Surveys at two of Guizhou’s ecological resettlement locations by Guizhou University of Finance and Economics show that because of language and cultural barriers and other obstacles to integration, 79% of migrants ended up without stable jobs. Almost three-quarters of respondents cited the break-up of their old networks because villagers were sent to different places.
The government has said the programs are important, not just to protect people from natural disasters, but to support poverty alleviation. As the Chinese Communist Party celebrates its centenary this month, it claims to have lifted 100 million people out of poverty by the end of 2020, many of them in climate-fragile regions.

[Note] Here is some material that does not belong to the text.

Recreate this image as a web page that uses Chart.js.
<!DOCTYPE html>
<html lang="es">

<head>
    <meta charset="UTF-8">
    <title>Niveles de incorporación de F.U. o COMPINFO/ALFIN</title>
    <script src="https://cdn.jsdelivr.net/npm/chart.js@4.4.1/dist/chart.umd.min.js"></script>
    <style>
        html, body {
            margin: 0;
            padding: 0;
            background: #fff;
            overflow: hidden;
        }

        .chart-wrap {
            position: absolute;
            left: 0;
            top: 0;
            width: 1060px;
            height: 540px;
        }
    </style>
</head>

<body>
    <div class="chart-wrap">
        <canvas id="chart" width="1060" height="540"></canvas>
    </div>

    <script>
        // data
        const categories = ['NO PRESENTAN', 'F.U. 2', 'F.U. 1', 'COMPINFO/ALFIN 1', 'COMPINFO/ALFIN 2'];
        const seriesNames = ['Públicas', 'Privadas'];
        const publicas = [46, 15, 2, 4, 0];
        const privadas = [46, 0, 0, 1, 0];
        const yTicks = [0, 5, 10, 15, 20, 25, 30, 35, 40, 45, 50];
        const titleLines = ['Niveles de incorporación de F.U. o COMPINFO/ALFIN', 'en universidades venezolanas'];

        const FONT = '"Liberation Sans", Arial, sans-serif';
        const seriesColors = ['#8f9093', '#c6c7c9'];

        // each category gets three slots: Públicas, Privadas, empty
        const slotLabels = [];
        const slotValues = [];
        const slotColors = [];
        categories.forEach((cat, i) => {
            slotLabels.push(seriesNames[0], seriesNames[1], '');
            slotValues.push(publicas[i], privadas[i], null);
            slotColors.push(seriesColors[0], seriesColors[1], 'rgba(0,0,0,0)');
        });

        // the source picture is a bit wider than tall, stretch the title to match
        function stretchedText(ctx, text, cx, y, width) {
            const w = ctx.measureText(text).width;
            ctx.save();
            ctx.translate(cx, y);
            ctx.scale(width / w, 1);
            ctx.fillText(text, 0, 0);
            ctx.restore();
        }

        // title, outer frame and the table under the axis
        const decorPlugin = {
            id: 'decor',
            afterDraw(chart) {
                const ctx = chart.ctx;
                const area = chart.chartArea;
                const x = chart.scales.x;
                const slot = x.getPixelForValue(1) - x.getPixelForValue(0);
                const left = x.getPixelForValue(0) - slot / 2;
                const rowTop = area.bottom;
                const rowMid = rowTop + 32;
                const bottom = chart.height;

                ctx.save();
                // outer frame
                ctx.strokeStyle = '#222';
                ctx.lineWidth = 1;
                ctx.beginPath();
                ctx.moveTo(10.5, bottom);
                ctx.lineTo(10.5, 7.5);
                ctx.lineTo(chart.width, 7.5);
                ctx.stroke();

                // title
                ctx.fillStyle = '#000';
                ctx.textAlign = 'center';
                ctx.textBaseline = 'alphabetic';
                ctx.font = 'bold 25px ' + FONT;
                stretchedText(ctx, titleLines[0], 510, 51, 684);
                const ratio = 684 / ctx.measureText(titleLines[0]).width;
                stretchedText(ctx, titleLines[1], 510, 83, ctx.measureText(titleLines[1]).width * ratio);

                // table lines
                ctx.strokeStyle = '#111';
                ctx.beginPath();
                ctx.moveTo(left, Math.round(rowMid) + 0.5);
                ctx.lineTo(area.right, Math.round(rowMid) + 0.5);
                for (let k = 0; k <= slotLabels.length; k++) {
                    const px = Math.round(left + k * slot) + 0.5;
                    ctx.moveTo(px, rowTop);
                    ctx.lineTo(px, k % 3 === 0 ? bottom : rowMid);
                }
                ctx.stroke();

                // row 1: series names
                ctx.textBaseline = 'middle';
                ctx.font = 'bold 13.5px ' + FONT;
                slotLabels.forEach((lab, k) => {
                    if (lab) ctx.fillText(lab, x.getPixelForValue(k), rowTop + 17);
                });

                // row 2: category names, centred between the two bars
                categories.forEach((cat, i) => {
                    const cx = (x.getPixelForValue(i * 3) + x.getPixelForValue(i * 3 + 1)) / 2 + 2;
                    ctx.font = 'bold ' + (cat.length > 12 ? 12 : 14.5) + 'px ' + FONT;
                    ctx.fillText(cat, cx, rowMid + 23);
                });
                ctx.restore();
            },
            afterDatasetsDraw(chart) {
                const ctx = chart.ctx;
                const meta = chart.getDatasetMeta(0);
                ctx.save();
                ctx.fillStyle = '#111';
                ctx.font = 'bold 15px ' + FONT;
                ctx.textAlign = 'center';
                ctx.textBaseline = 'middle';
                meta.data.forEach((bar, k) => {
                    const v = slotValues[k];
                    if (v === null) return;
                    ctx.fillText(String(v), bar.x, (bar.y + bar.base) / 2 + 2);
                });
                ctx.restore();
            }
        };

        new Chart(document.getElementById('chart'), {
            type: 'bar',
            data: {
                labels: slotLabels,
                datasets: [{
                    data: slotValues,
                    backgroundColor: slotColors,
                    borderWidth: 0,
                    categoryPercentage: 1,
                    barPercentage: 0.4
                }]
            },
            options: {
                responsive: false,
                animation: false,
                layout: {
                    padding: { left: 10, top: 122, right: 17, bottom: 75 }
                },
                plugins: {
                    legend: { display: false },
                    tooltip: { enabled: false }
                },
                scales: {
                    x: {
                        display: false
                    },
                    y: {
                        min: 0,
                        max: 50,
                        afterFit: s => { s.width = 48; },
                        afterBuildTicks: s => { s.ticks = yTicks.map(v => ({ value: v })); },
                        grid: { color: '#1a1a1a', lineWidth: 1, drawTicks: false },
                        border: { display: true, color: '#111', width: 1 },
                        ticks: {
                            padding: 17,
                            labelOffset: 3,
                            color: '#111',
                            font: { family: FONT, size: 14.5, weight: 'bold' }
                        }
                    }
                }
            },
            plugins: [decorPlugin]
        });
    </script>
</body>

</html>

“The ecological migration project helps to transfer rural populations to the cities and towns, to promote infrastructure construction, to expand the city scale, to strengthen urban economic vitality and to accelerate the pace of urbanization,” China’s National Rural Revitalization Bureau says.
Propaganda slogans endorsing this idea and quoting President Xi Jinping are everywhere in Guizhou. “We will resolutely win the battle against poverty,” reads a sign painted on a wall in Xiang’s village of Ma’an. But relocation is not a silver bullet for poverty.
“A lot of the policies are based on the understanding that urbanization in a certain way is inherently good and the right way to reduce poverty,” said Andrew Stokols, a former Fulbright Fellow who studied the effects of forced relocation in western China. But are they “actually are out of poverty or just owning a new home?”
The reality is that most of China’s migrants left their villages long ago for economic reasons. In Ma’an, Xiang Yang’s three children all left to work or study in the city and don’t plan to return. His neighbor moved to a nearby town, returning for the holiday only to visit his 82-year-old mother, Tang Wanmei, who refuses to leave and plays traditional folk songs each day at full volume on a loudspeaker.
“I’m so old now,” says Tang, sitting in a bamboo chair facing the mountains. “I am happy just living here.”